Four years ago, on 3 August 2014, Daesh launched a violent attack against Yazidis in Sinjar. Daesh fighters killed hundreds, if not thousands of men. The victims’ mass graves continue to be discovered to this day. As part of the same campaign, Daesh fighters abducted boys to turn them into child soldiers and women and girls for sex slavery. More than 3,000 women and girls are still missing and their fate is unknown.
Four years later, 98% of the territories previously held by Daesh in Syria and Iraq have been recovered. The self-proclaimed caliphate is disappearing from the region and the atrocities committed by Daesh have fallen from the spotlight as the world focuses on other atrocities committed elsewhere. This is how it works. We preoccupy our coverage of the issues with the success of a military win against Daesh. In doing so, we miss the elephant in the room: what about those that were killed, those who were abducted, those who are still missing? Their stories are not over yet. Their stories are still waiting to be heard.

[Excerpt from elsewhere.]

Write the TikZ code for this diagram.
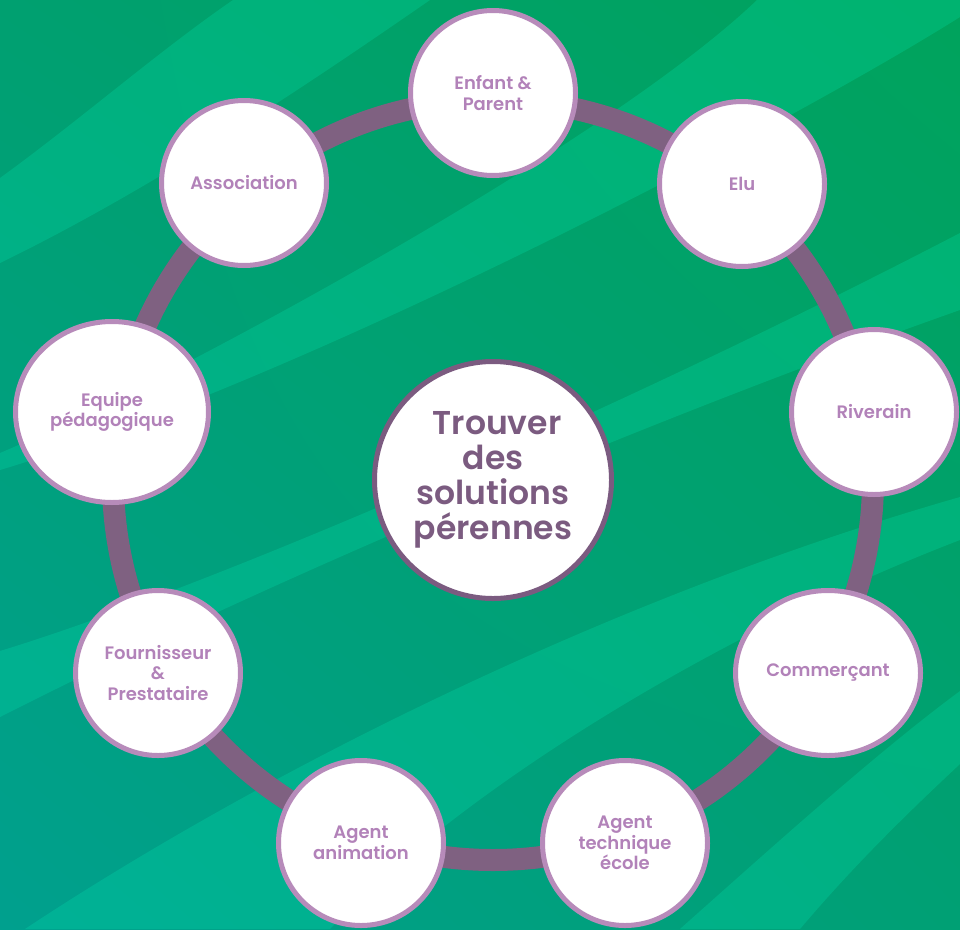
\documentclass[tikz,border=0pt]{standalone}
\usepackage{fontspec}
\setmainfont{Poppins}[BoldFont={Poppins SemiBold}]
\usetikzlibrary{shapes.geometric,shadings}
\definecolor{ringc}{HTML}{7F6181}
\definecolor{bordc}{HTML}{B78BBA}
\definecolor{lblc}{HTML}{B282B9}
\definecolor{darkc}{HTML}{7B5B80}
\definecolor{bgA}{HTML}{00A070}
\definecolor{bgB}{HTML}{00A35C}
\definecolor{bgC}{HTML}{00A08E}
\definecolor{bgD}{HTML}{00A074}
\definecolor{stripec}{HTML}{00F0B8}
\begin{document}
\begin{tikzpicture}[x=1pt,y=-1pt,
  stripe/.style={fill=stripec,fill opacity=0.22},
  member/.style={circle,draw=bordc,line width=5pt,fill=white,minimum size=165pt,inner sep=0pt,
    text=lblc,font=\fontsize{18}{20.5}\selectfont\bfseries,align=center},
  wide/.style={ellipse,draw=bordc,line width=5pt,fill=white,inner sep=0pt,
    text=lblc,font=\fontsize{18}{20.5}\selectfont\bfseries,align=center},
  core/.style={circle,draw=darkc,line width=5pt,fill=white,minimum size=237pt,inner sep=0pt,
    text=darkc,font=\fontsize{33}{35}\selectfont\bfseries,align=center}]
\useasboundingbox (0,0) rectangle (960,929);
% background
\shade[upper left=bgA,upper right=bgB,lower left=bgC,lower right=bgD] (0,0) rectangle (960,929);
\fill[stripe] (0,178) .. controls (80,120) and (160,50) .. (233,0) -- (430,0) .. controls (300,90) and (150,190) .. (0,263) -- cycle;
\fill[stripe] (0,453) .. controls (150,390) and (600,150) .. (757,0) -- (960,0) -- (960,17) .. controls (780,130) and (300,380) .. (0,470) -- cycle;
\fill[stripe] (0,651) .. controls (200,590) and (600,420) .. (960,233) -- (960,310) .. controls (620,430) and (250,590) .. (0,717) -- cycle;
\fill[stripe] (25,929) .. controls (250,780) and (600,600) .. (960,497) -- (960,540) .. controls (700,640) and (450,800) .. (330,929) -- cycle;
\fill[stripe] (680,929) .. controls (780,840) and (880,750) .. (960,691) -- (960,764) .. controls (900,820) and (850,870) .. (800,929) -- cycle;
% ring
\node[circle,draw=ringc,line width=22pt,minimum size=760pt,inner sep=0pt] (ring) at (493,480) {};
% center
\node[core] (c) at (493,480) {\hspace*{8pt}Trouver\\des\\solutions\\pérennes};
% members
\node[member] (enf) at (493,93) {Enfant \&\\Parent};
\node[member] (elu) at (742,184) {Elu};
\node[member] (riv) at (874,412) {Riverain};
\node[wide,minimum width=185pt,minimum height=165pt] (com) at (828,673) {Commerçant};
\node[member] (ate) at (625,843) {Agent\\technique\\école};
\node[member] (aan) at (361,843) {Agent\\animation};
\node[member] (fou) at (158,673) {Fournisseur\\\&\\Prestataire};
\node[wide,minimum width=193pt,minimum height=181pt] (equ) at (112,412) {Equipe\\pédagogique};
\node[member] (ass) at (244,183) {Association};
\end{tikzpicture}
\end{document}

Yet, by failing to realise the story is not over, we provide fertile ground for similar atrocities to happen again. Daesh may have been defeated in the region, but the ideology that drives the violence is far from defeated and will emerge again once conditions allow. We need to address the underlying issues.
Four years ago, and a few days after the attack on Sinjar, Daesh also attacked the Ninevah Plains and forced over 120,000 people to flee for their lives in the middle of the night. They destroyed the area and took control of it for over two years. It was liberated during the second half of 2016. Today, almost two years later, just a third of the families that used to populate the Nineveh Plains prior to 2014 attack have returned. Only 35% of the buildings are restored.
Four years ago, we promised to do more, to help the survivors. To bring Daesh to justice. To ensure that such mass atrocities do not happen again. Four years later, we have not made good on any of these promises.
The survivors of the Daesh genocide continue to be let down. The humanitarian assistance is lacking in many places. The survivors wish to escape the region through fear of further persecution in the future. They are not being granted asylum, they are not being resettled. Indeed, some Yazidi survivors continue to be denied asylum in many countries, including the UK. Even visiting visas are rejected for those who are invited to attend conferences where their voices could be heard. The survivors who continue to live in the region, have not been provided with the assistance they need. One example is the countless women and girls who are in urgent need of cognitive behavioral therapy or other PTSD-treatment.
The effort to bring Daesh to justice is underway but is still years away from achieving anything remotely close to what could be perceived as justice for the victims. The efforts to prevent similar atrocities from occurring in the future are inadequate. They neglect the religious nature of the atrocities (and the fact that Daesh has not yet been defeated). Indeed, the atrocities perpetrated by Daesh against Yazidis, Christians and other religious minorities in the region were committed because of the groups’ religious identities. Daesh wanted to destroy religious pluralism in the region and, in doing so, establish a purely Islamic state based on its perverted interpretation of Islam.
Why is the religious character of the atrocities so important? It is important because only by recognising the true nature of the atrocities, will it be possible to address the root causes. In doing so, we may be able to prevent similar atrocities from recurring. The response to the atrocities needs to be dependent upon the nature of the events and ideology of those that perpetrate the crimes. Mass atrocities that are perpetrated because of the religion of the persecuted group cannot, for example, be combated with weapons only. It is crucial to attack the very core of the ideology that caused the persecutor to turn their guns against the persecuted group. If the ideology is not eradicated, for example with religious teaching about tolerance, inclusion, diversity, interfaith dialogue and respect for dignity for humankind, we will not achieve a sustainable solution.